The Central Bank acknowledges that privatisation of state banks is a delicate issue. It may not be immediately feasible as a great deal of preparatory work would have to be undertaken. Meantime the public and the employees of the two institutions should be made aware of the potential benefit of privatisation. Voices have been raised, since the publication of the report, against privatisation. In fact the anti-privatisation lobby has been active since a former prime minister made the astounding statement that the Bank of Ceylon and the People's Bank were insolvent, and privatisation was heavily hinted at. Admittedly, much has gone wrong in the two institutions. The Presidential Commission on Finance and Banking observed that lending operations of the two banks to companies and individuals were sometimes not based on strictly commercial considerations. Also the banks were directed to grant facilities to state corporations, sometimes supported by written or oral guarantees. However, such guarantees were seldom honoured promptly and in the manner desired by the banks. As a result, as the Commission observed, both banks have very high levels of non-performing loans. In order to deal with this particular problem an astounding proposal was put forward by the Government (more astounding than the insolvency announcement) that the secrecy provisions applicable to the two banks should be relaxed in order that the names of the large defaulters could be made public. Such an extraordinary measure would surely have intruded on the time honoured secrecy obligations of banks. The difficulty of loan recovery was attributed to the lack, or the insufficiency of, collateral. But how can their exposure to the public gaze induce borrowers to pay back their loans when they apparently cannot do so?
Non-performing loans are not the only problem. The banks face a host of others. The Commission has drawn attention to high intermediation costs, affecting profitability. Intermediation costs consist of financial costs and administrative costs and the latter as a percentage of total income were in 1989 4 to 7 percentage points higher than those of the private banks. The high administrative costs have been attributed to the high levels of staffing and hence high employee related expenses. The Commission also points out to the inadequate levels of provisioning which have enabled the two banks to project an image of finanical stability.
A further unsatisfactory feature highlighted by the Commission is the large percentage of loss making branches 11 percent of total branches in the case of the Bank of Ceylon and 26 per cent in the case of Peoples Bank incurred losses in 1990. The Commission also pointed out that the capital/asset ratios of the two banks were much too low (1991) and are unacceptable by international banking standards.
The realisation that the banks were undercapitalised caused the government in 1993 to infuse a total of Rs. 24 billion to the capital base of the two banks in the form of interest bearing government bonds. At the same time the two banks signed an agreement with the Finance Ministry Secretary. These arrangements were said at the time to be a part of the restructuring of the two banks to enable them to have a commercial focus without their having to be privatised. The government agreed not to intervene in the daily operations of the banks, but that if the government required the banks to grant any loan, which would not ordinarily be granted on commercial criteria, the government would provide a time-bound written guarantee for the amount of the provisions required in terms of Central Bank guidelines. On the part of the banks, they would observe rigid standards of discipline and profit targets, the directors agreeing to resign if they failed to achieve the profit targets.

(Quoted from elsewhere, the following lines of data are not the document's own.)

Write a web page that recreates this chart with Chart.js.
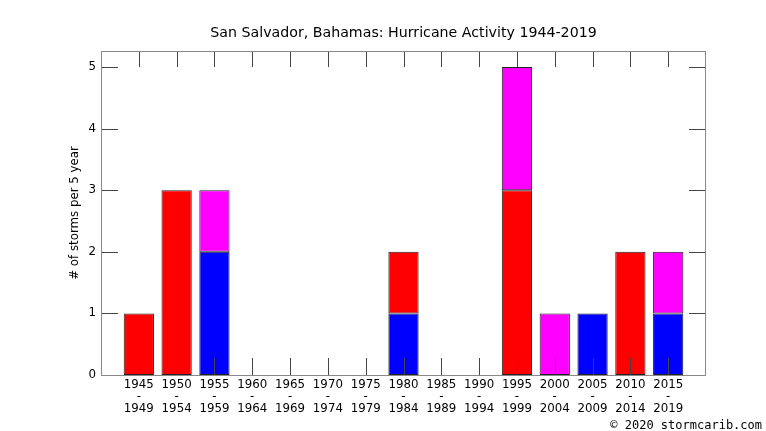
<!DOCTYPE html>
<html>
<head>
<meta charset="utf-8">
<script src="https://cdn.jsdelivr.net/npm/chart.js@4/dist/chart.umd.min.js"></script>
<style>
  html, body { margin: 0; padding: 0; background: #fff; }
  #wrap { width: 766px; height: 431px; }
</style>
</head>
<body>
<div id="wrap"><canvas id="grafico"></canvas></div>
<script>
// periodos de 5 años
const inicios = ['1945','1950','1955','1960','1965','1970','1975','1980','1985','1990','1995','2000','2005','2010','2015'];
const finales = ['1949','1954','1959','1964','1969','1974','1979','1984','1989','1994','1999','2004','2009','2014','2019'];

// tormentas por periodo (azul abajo, rojo en medio, magenta arriba)
const azul    = [0, 0, 2, 0, 0, 0, 0, 1, 0, 0, 0, 0, 1, 0, 1];
const rojo    = [1, 3, 0, 0, 0, 0, 0, 1, 0, 0, 3, 0, 0, 2, 0];
const magenta = [0, 0, 1, 0, 0, 0, 0, 0, 0, 0, 2, 1, 0, 0, 1];

const yTicks = [0, 1, 2, 3, 4, 5];
const titulo = 'San Salvador, Bahamas: Hurricane Activity 1944-2019';

document.addEventListener('DOMContentLoaded', function() {
    // etiquetas con hueco vacío a cada lado
    const labels = [''].concat(inicios.map((a, i) => [a, '-', finales[i]])).concat(['']);
    const rellenar = arr => [null].concat(arr.map(v => v || null)).concat([null]);

    const marcas = {
        id: 'marcas',
        afterDatasetsDraw(chart) {
            const ctx = chart.ctx;
            const a = chart.chartArea;
            const x = chart.scales.x;
            const y = chart.scales.y;
            ctx.save();
            ctx.strokeStyle = '#444';
            ctx.lineWidth = 1;
            ctx.beginPath();
            for (let i = 1; i <= inicios.length; i++) {
                const px = Math.round(x.getPixelForValue(i)) + 0.5;
                ctx.moveTo(px, a.bottom); ctx.lineTo(px, a.bottom - 17);
                ctx.moveTo(px, a.top); ctx.lineTo(px, a.top + 16);
            }
            yTicks.forEach(v => {
                const py = Math.round(y.getPixelForValue(v)) + 0.5;
                ctx.moveTo(a.left, py); ctx.lineTo(a.left + 17, py);
                ctx.moveTo(a.right, py); ctx.lineTo(a.right - 17, py);
            });
            ctx.stroke();
            ctx.strokeStyle = '#888';
            ctx.strokeRect(a.left + 0.5, a.top + 0.5, a.right - a.left - 1, a.bottom - a.top);

            ctx.fillStyle = '#000';
            ctx.font = '14.2px "DejaVu Sans"';
            ctx.textAlign = 'center';
            ctx.textBaseline = 'middle';
            ctx.fillText(titulo, (a.left + a.right) / 2, 33);

            ctx.font = '12px "DejaVu Sans Mono"';
            ctx.textAlign = 'right';
            ctx.textBaseline = 'alphabetic';
            ctx.fillText('\u00a9 2020 stormcarib.com', 762, 429);
            ctx.restore();
        }
    };

    const comun = { borderColor: '#222', borderWidth: 1, borderSkipped: false,
                    barPercentage: 0.8, categoryPercentage: 1.0 };

    new Chart(document.getElementById('grafico'), {
        type: 'bar',
        data: {
            labels: labels,
            datasets: [
                Object.assign({ label: 'azul', data: rellenar(azul), backgroundColor: '#0000ff' }, comun),
                Object.assign({ label: 'rojo', data: rellenar(rojo), backgroundColor: '#ff0000' }, comun),
                Object.assign({ label: 'magenta', data: rellenar(magenta), backgroundColor: '#ff00ff' }, comun)
            ]
        },
        options: {
            responsive: true,
            maintainAspectRatio: false,
            animation: false,
            layout: { padding: { left: 60, right: 60, top: 51, bottom: 0 } },
            plugins: {
                legend: { display: false },
                tooltip: { enabled: false },
                title: { display: false }
            },
            scales: {
                x: {
                    stacked: true,
                    offset: false,
                    grid: { display: false },
                    border: { display: false },
                    ticks: {
                        color: '#000',
                        autoSkip: false,
                        maxRotation: 0,
                        padding: -4,
                        font: { family: 'DejaVu Sans', size: 11.8, lineHeight: 1.0 }
                    },
                    afterFit(scale) { scale.height = 56; }
                },
                y: {
                    stacked: true,
                    min: 0,
                    max: 5.26,
                    grid: { display: false, drawTicks: false },
                    border: { display: false },
                    afterBuildTicks(scale) { scale.ticks = yTicks.map(v => ({ value: v })); },
                    ticks: {
                        color: '#000',
                        padding: 5,
                        font: { family: 'DejaVu Sans', size: 11.8 }
                    },
                    title: {
                        display: true,
                        text: '# of storms per 5 year',
                        color: '#000',
                        font: { family: 'DejaVu Sans', size: 11.8 },
                        padding: { top: 8, bottom: 0 }
                    },
                    afterFit(scale) { scale.width = 41; }
                }
            }
        },
        plugins: [marcas]
    });
});
</script>
</body>
</html>
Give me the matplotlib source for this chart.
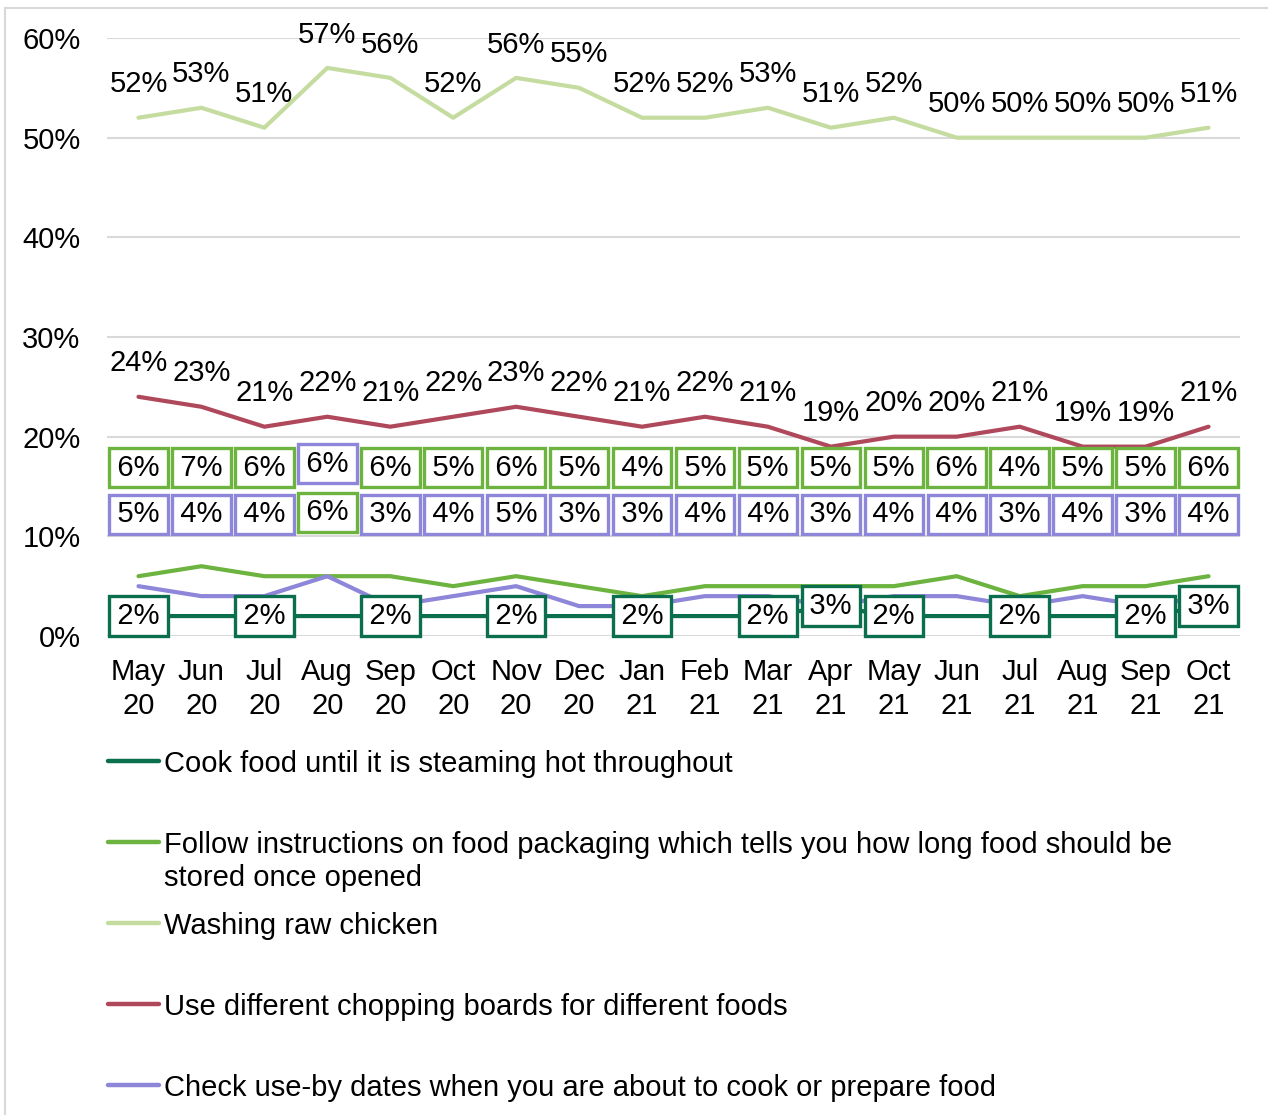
import matplotlib
matplotlib.use("Agg")
import matplotlib.pyplot as plt
from matplotlib.lines import Line2D
from matplotlib.patches import Rectangle
from matplotlib.ticker import FuncFormatter

plt.rcParams["font.family"] = ["Liberation Sans", "DejaVu Sans"]
plt.rcParams["font.size"] = 21

MONTHS = ["May\n20", "Jun\n20", "Jul\n20", "Aug\n20", "Sep\n20", "Oct\n20",
          "Nov\n20", "Dec\n20", "Jan\n21", "Feb\n21", "Mar\n21", "Apr\n21",
          "May\n21", "Jun\n21", "Jul\n21", "Aug\n21", "Sep\n21", "Oct\n21"]

cook = [2, 2, 2, 2, 2, 2, 2, 2, 2, 2, 2, 3, 2, 2, 2, 2, 2, 3]
follow = [6, 7, 6, 6, 6, 5, 6, 5, 4, 5, 5, 5, 5, 6, 4, 5, 5, 6]
washing = [52, 53, 51, 57, 56, 52, 56, 55, 52, 52, 53, 51, 52, 50, 50, 50, 50, 51]
chopping = [24, 23, 21, 22, 21, 22, 23, 22, 21, 22, 21, 19, 20, 20, 21, 19, 19, 21]
useby = [5, 4, 4, 6, 3, 4, 5, 3, 3, 4, 4, 3, 4, 4, 3, 4, 3, 4]

# only these points of the "cook" series carry a value label
cook_labelled = [0, 2, 4, 6, 8, 10, 11, 12, 14, 16, 17]

SERIES = [
    ("Cook food until it is steaming hot throughout", cook, "#0B6E4F"),
    ("Follow instructions on food packaging which tells you how long food should be\nstored once opened",
     follow, "#6DB33F"),
    ("Washing raw chicken", washing, "#C5DCA0"),
    ("Use different chopping boards for different foods", chopping, "#B0485C"),
    ("Check use-by dates when you are about to cook or prepare food", useby, "#8E86D9"),
]

W, H = 1268, 1115


def fx(px):
    return px / W


def fy(py):
    return 1 - py / H


fig = plt.figure(figsize=(W / 100, H / 100), dpi=100)
ax = fig.add_axes([fx(107), fy(636), fx(1240) - fx(107), fy(38) - fy(636)])

# light outer frame (only left and top edges fall inside the canvas)
fig.add_artist(Rectangle((fx(5), -0.2), 1.2, fy(8) + 0.2, transform=fig.transFigure,
                         fill=False, edgecolor="#D9D9D9", linewidth=1.5))

x = list(range(len(MONTHS)))
for name, vals, color in SERIES:
    ax.plot(x, vals, color=color, linewidth=3, solid_capstyle="round",
            solid_joinstyle="round", zorder=3)

ax.set_xlim(-0.5, len(MONTHS) - 0.5)
ax.set_ylim(0, 60)
ax.set_yticks(range(0, 61, 10))
ax.yaxis.set_major_formatter(FuncFormatter(lambda v, p: f"{v:.0f}%"))
ax.set_xticks(x)
ax.set_xticklabels(MONTHS, linespacing=1.28)
ax.tick_params(axis="both", length=0, labelsize=21)
ax.tick_params(axis="x", pad=16)
ax.tick_params(axis="y", pad=19)
ax.grid(axis="y", color="#D9D9D9", linewidth=1.5)
ax.set_axisbelow(True)
for s in ax.spines.values():
    s.set_visible(False)


def boxed(xi, y, val, color):
    # hair spaces widen the box a little without making it taller
    ax.text(xi, y, f"\u200a{val}%\u200a", ha="center", va="center", fontsize=21,
            zorder=5, bbox=dict(boxstyle="square,pad=0.2", facecolor="white",
                                edgecolor=color, linewidth=2.4))


# value labels above the two upper lines
for vals in (washing, chopping):
    for xi, v in enumerate(vals):
        ax.annotate(f"{v}%", (xi, v), xytext=(0, 24), textcoords="offset points",
                    ha="center", va="center", fontsize=21, zorder=5)

# boxed labels for the two small series, stacked in two rows
GREEN_ROW, PURPLE_ROW = 16.9, 12.2
for xi in x:
    if follow[xi] == useby[xi] == 6:
        gy, py = PURPLE_ROW + 0.2, GREEN_ROW + 0.4
    else:
        gy, py = GREEN_ROW, PURPLE_ROW
    boxed(xi, gy, follow[xi], SERIES[1][2])
    boxed(xi, py, useby[xi], SERIES[4][2])

for xi in cook_labelled:
    boxed(xi, cook[xi], cook[xi], SERIES[0][2])

# legend drawn as a single column below the axes
legend_y = [761, 842, 923, 1004, 1085]
for (name, vals, color), ly in zip(SERIES, legend_y):
    fig.add_artist(Line2D([fx(108), fx(159)], [fy(ly), fy(ly)], transform=fig.transFigure,
                          color=color, linewidth=3.2, solid_capstyle="round"))
    for k, line in enumerate(name.split("\n")):
        fig.text(fx(164), fy(ly + 11 + 33 * k), line, ha="left", va="baseline",
                 fontsize=21)

fig.savefig("out.png", dpi=100, facecolor="white")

It is evident that the government is fighting shy of privatisation and is resorting to measures which it would like the public to see as the commercialisation of the two banks. But these measures themselves are questionable. As regards the government taking responsibility for loans granted at its request by way of time-bound guarantees, this is bad banking. Loans should be granted after due appraisal of the purpose for which they are sought and on an assessment of the creditworthiness of the prospective borrower, not merely on security considerations, such as the provision of a government guarantee. It is also bad banking because the banks would grant loans in response to a request of the government which they may otherwise not have granted. The thrust of the agreements betrays a lack of understanding of the role of banks as financial intermediaries who should be left alone to devise and implement their credit extension proposals.
Such guarantees also violate the principle of public accountability of funds as they are not given after parliamentary approval. Guarantees are made good later when parliament finds it a fait accompli.
The Finance and Banking Commision said that both the state banks and the private banks had made representations to the Commission about the uneveness of the playing field, the former drawing attention to the constraints under which they have had to operate, the latter complaining about the favoured treatment accorded to the state banks. The Commission took the view that if the state banks were able to compete in an open market both customers and the banks would benefit in the long run.
An attempt was made throught a provision in the Banking (Amendment) Bill to place the Bank of Ceylon and the Peoples Bank on a level playing field with the other commercial banks. But at the Committee stage of the passage of the Bill in parliament the provision was withdrawn and the status quo was preserved.
Admittedly, the two banks need to be revamped. Various suggestions have been forthcoming as to what should be done. One proposal is that the bad debts of the two banks should be hived off to a newly created institution or institutions so that the two banks can make a fresh start, so to speak. Conversely, the two banks could be given the sole function of debt recovery operations and their profitable and viable business transferred to two new institutions. These were the suggestions made by the Commission. The Commission stressed that the restructuing of the banks needs to be complemented by organisational and managerial reforms by providing for autonomy of management and operation on commercial principles even while state ownership continues.
But it is arguable whether, whatever stipulations are laid down and mutually agreed upon by the two banks and the government, a directorate appointed by the government can be effectively insulated from government interference. State banks have little option but to follow the dictates of the government. Each government will blame the previous one for political interventions but act similarly to help their own supporters. Government intervention has resulted in overstaffing, substantial non-performing loans, high intermedition costs and other unsatisfactory features in the financial performance and managerial functions of the two banks.
Would privatisation be the answer? The Central Bank says it would. Most analysts too think so. Will the government heed the advice of its principal economic adviser.